Pensions end-game data cleansing cutting costs by 5 pc

Schemes can make significant cost savings by paying greater attention to efficient data management in advance of any wind-up or buyout because they can avoid liability risk loading from insurance companies, says the consultancy.

The claim comes as Mercer is re-launching its scheme discontinuance service, to meet growing demand for specialist administration expertise to help trustees with wind-up and buyout plans for their defined benefit schemes. The service will support trustees in meeting the Pensions Regulator’s two-year timeline for completing wind-ups and in complying with its Record-keeping Guidelines.
Its new modular-based service assists trustees to either fully outsource their discontinuance service or partner with an expert for specialist aspects. Specialist services may range from project management, benefit reviews and member communications to individual data cleansing, liability discharge and reconciliation and accounting exercises.
Neil Bolding, head of scheme discontinuance services at Mercer says: “When schemes trigger a wind-up, most trustees are limited in moving the full administration to a specialist due to the Regulator’s two-year time limit. Our new approach will help trustees manage the process by retaining their current administrator for day-to-day aspects while having the flexibility to seek outside expertise for specialist tasks.
“This new flexible service will ensure that wind ups can be completed both compliantly and on time – well ahead of the previous industry average which was in excess of five years.
“Many schemes now have their eye on an exit strategy for their defined benefit schemes, and trustees are coming under increasing pressure to deliver against this, including the data management aspects of any wind-up. Modular-based discontinuance services can help trustees plan ahead and work towards the end-game in a more phased approach.
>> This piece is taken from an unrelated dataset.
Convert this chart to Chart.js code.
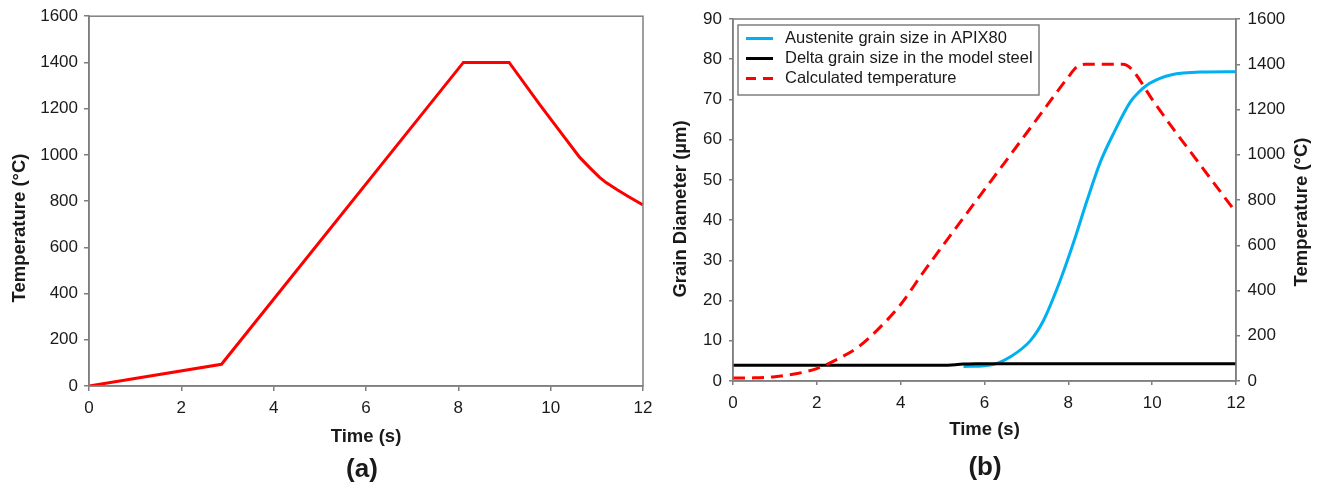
<!DOCTYPE html>
<html>
<head>
<meta charset="utf-8">
<script src="https://cdn.jsdelivr.net/npm/chart.js@4.4.1/dist/chart.umd.min.js"></script>
<style>
  html, body { margin: 0; padding: 0; background: #fff; }
  #wrap { position: relative; width: 1324px; height: 489px; }
  canvas { position: absolute; top: 0; }
  #chartA { left: 0; }
  #chartB { left: 660px; }
</style>
</head>
<body>
<div id="wrap">
  <canvas id="chartA" width="660" height="489"></canvas>
  <canvas id="chartB" width="664" height="489"></canvas>
</div>
<script>
// (a) imposed thermal cycle
const timeA = [0, 2.87, 8.11, 9.10, 9.76, 10.30, 10.63, 10.85, 11.06, 11.20, 11.45, 11.70, 12.0]
const tempA = [0, 94, 1400, 1400, 1219, 1076, 989, 944, 903, 880, 848, 818, 783]

// (b) calculated temperature (right axis)
const timeTemp = [0, 0.5, 1.0, 1.5, 2.0, 2.5, 3.0, 3.5, 4.0, 4.5, 5.0, 5.5, 6.0, 6.5, 7.0, 7.5, 8.0, 8.2, 8.4, 9.3, 9.5, 10.0, 10.5, 11.0, 11.5, 12.0]
const tempB = [13, 14, 19, 32, 55, 97, 152, 236, 338, 470, 597, 722, 846, 970, 1095, 1220, 1344, 1388, 1400, 1400, 1380, 1245, 1115, 992, 868, 745]

// (b) austenite grain size in APIX80 (left axis)
const timeGamma = [5.5, 6.0, 6.3, 6.62, 7.1, 7.41, 7.81, 8.13, 8.45, 8.77, 9.1, 9.48, 9.7, 9.88, 10.2, 10.44, 11.15, 12.0]
const sizeGamma = [3.6, 3.8, 4.4, 6.0, 10.1, 15.1, 25.1, 34.6, 45.0, 54.6, 62.0, 69.4, 72.0, 73.6, 75.3, 76.1, 76.8, 76.9]

// (b) delta grain size in the model steel (left axis)
const timeDelta = [0, 5.0, 5.5, 5.8, 12.0]
const sizeDelta = [3.9, 3.9, 4.2, 4.3, 4.3]

const timeTicks = { min: 0, max: 12, step: 2 }
const tempTicks = { min: 0, max: 1600, step: 200 }
const sizeTicks = { min: 0, max: 90, step: 10 }

const FONT = "'Liberation Sans', Arial, sans-serif"
const AXIS_GRAY = '#7f7f7f'
const INK = '#1a1a1a'

const pts = (xs, ys) => xs.map((x, i) => ({ x, y: ys[i] }))

const linearAxis = (range, tickLength, padding) => ({
  type: 'linear',
  min: range.min,
  max: range.max,
  ticks: {
    stepSize: range.step,
    padding,
    color: INK,
    font: { family: FONT, size: 17 },
    callback: (v) => String(v),
  },
  grid: { drawOnChartArea: false, drawTicks: true, tickLength, color: AXIS_GRAY, lineWidth: 1.5 },
  border: { color: AXIS_GRAY, width: 1.5 },
})

const timeTitle = (bottom) => ({
  display: true,
  text: 'Time (s)',
  color: INK,
  font: { family: FONT, size: 18.5, weight: 'bold' },
  padding: { top: 0, bottom },
})

// box around the plot area (top and right edges are not axes)
const plotFrame = {
  id: 'plotFrame',
  afterDraw(chart) {
    const { ctx, chartArea: a } = chart
    ctx.save()
    ctx.strokeStyle = AXIS_GRAY
    ctx.lineWidth = 1.5
    ctx.strokeRect(a.left, a.top, a.right - a.left, a.bottom - a.top)
    ctx.restore()
  },
}

// free text: rotated axis titles and panel letters
const sideText = {
  id: 'sideText',
  afterDraw(chart, args, opts) {
    const ctx = chart.ctx
    for (const it of opts.items || []) {
      ctx.save()
      ctx.translate(it.x, it.y)
      ctx.rotate(it.rotation || 0)
      ctx.font = `bold ${it.size}px ${FONT}`
      ctx.fillStyle = INK
      ctx.textAlign = 'center'
      ctx.textBaseline = 'middle'
      ctx.fillText(it.text, 0, 0)
      ctx.restore()
    }
  },
}

// framed legend in the upper left of the plot
const boxedLegend = {
  id: 'boxedLegend',
  afterDatasetsDraw(chart, args, opts) {
    const ctx = chart.ctx
    ctx.save()
    ctx.fillStyle = '#fff'
    ctx.fillRect(opts.x, opts.y, opts.width, opts.height)
    ctx.strokeStyle = AXIS_GRAY
    ctx.lineWidth = 1.5
    ctx.strokeRect(opts.x, opts.y, opts.width, opts.height)
    ctx.font = `${opts.fontSize}px ${FONT}`
    ctx.textBaseline = 'middle'
    chart.data.datasets.forEach((ds, i) => {
      const y = opts.y + opts.firstRow + i * opts.rowGap
      ctx.beginPath()
      ctx.setLineDash(ds.borderDash ? opts.sampleDash : [])
      ctx.strokeStyle = ds.borderColor
      ctx.lineWidth = ds.borderWidth
      ctx.moveTo(opts.sampleX, y)
      ctx.lineTo(opts.sampleX + opts.sampleLen, y)
      ctx.stroke()
      ctx.fillStyle = INK
      ctx.fillText(ds.label, opts.textX, y)
    })
    ctx.restore()
  },
}

new Chart(document.getElementById('chartA'), {
  type: 'line',
  data: {
    datasets: [
      {
        label: 'Temperature',
        data: pts(timeA, tempA),
        borderColor: '#ff0000',
        borderWidth: 3,
        pointRadius: 0,
        tension: 0,
        fill: false,
      },
    ],
  },
  options: {
    responsive: false,
    animation: false,
    layout: { padding: { left: 0, right: 17, top: 15, bottom: 0 } },
    plugins: {
      legend: { display: false },
      tooltip: { enabled: false },
      sideText: {
        items: [
          { text: 'Temperature (°C)', x: 20, y: 228, rotation: -Math.PI / 2, size: 18.5 },
          { text: '(a)', x: 362, y: 470, size: 26 },
        ],
      },
    },
    scales: {
      x: {
        ...linearAxis(timeTicks, 5, 7),
        title: timeTitle(41),
        afterFit: (s) => { s.height = 103 },
      },
      y: {
        ...linearAxis(tempTicks, 5, 6),
        afterFit: (s) => { s.width = 89 },
      },
    },
  },
  plugins: [plotFrame, sideText],
})

new Chart(document.getElementById('chartB'), {
  type: 'line',
  data: {
    datasets: [
      {
        label: 'Austenite grain size in APIX80',
        data: pts(timeGamma, sizeGamma),
        yAxisID: 'y',
        borderColor: '#00b0f0',
        borderWidth: 3,
        pointRadius: 0,
        cubicInterpolationMode: 'monotone',
        fill: false,
        order: 2,
      },
      {
        label: 'Delta grain size in the model steel',
        data: pts(timeDelta, sizeDelta),
        yAxisID: 'y',
        borderColor: '#000000',
        borderWidth: 3,
        pointRadius: 0,
        cubicInterpolationMode: 'monotone',
        fill: false,
        order: 1,
      },
      {
        label: 'Calculated temperature',
        data: pts(timeTemp, tempB),
        yAxisID: 'y1',
        borderColor: '#ff0000',
        borderWidth: 3,
        borderDash: [12, 7],
        pointRadius: 0,
        cubicInterpolationMode: 'monotone',
        fill: false,
        order: 0,
      },
    ],
  },
  options: {
    responsive: false,
    animation: false,
    layout: { padding: { left: 0, right: 0, top: 19, bottom: 0 } },
    plugins: {
      legend: { display: false },
      tooltip: { enabled: false },
      boxedLegend: {
        x: 78, y: 25, width: 301, height: 70,
        firstRow: 13.5, rowGap: 20,
        sampleX: 86, sampleLen: 27, sampleDash: [10, 7],
        textX: 125, fontSize: 16.5,
      },
      sideText: {
        items: [
          { text: 'Grain Diameter (µm)', x: 20.5, y: 209, rotation: -Math.PI / 2, size: 18.5 },
          { text: 'Temperature (°C)', x: 642, y: 212, rotation: -Math.PI / 2, size: 18.5 },
          { text: '(b)', x: 325, y: 468, size: 26 },
        ],
      },
    },
    scales: {
      x: {
        ...linearAxis(timeTicks, 4, 8),
        title: timeTitle(48),
        afterFit: (s) => { s.height = 108 },
      },
      y: {
        ...linearAxis(sizeTicks, 4, 7),
        position: 'left',
        afterFit: (s) => { s.width = 73 },
      },
      y1: {
        ...linearAxis(tempTicks, 4, 7.5),
        position: 'right',
        afterFit: (s) => { s.width = 88 },
      },
    },
  },
  plugins: [plotFrame, boxedLegend, sideText],
})
</script>
</body>
</html>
“Trustees often focus on the value of the assets when considering discontinuance, but equal importance should be given to the value of the liabilities – are these fully recorded, and indeed correct? By maintaining insufficient or inaccurate data, schemes will often secure unnecessary benefits for members and their dependents. This can add significantly to the cost of any end game strategy. Trustees have a duty to ensure their scheme data is up-to-date and accurate. But aside from this, it makes clear commercial sense to do so.”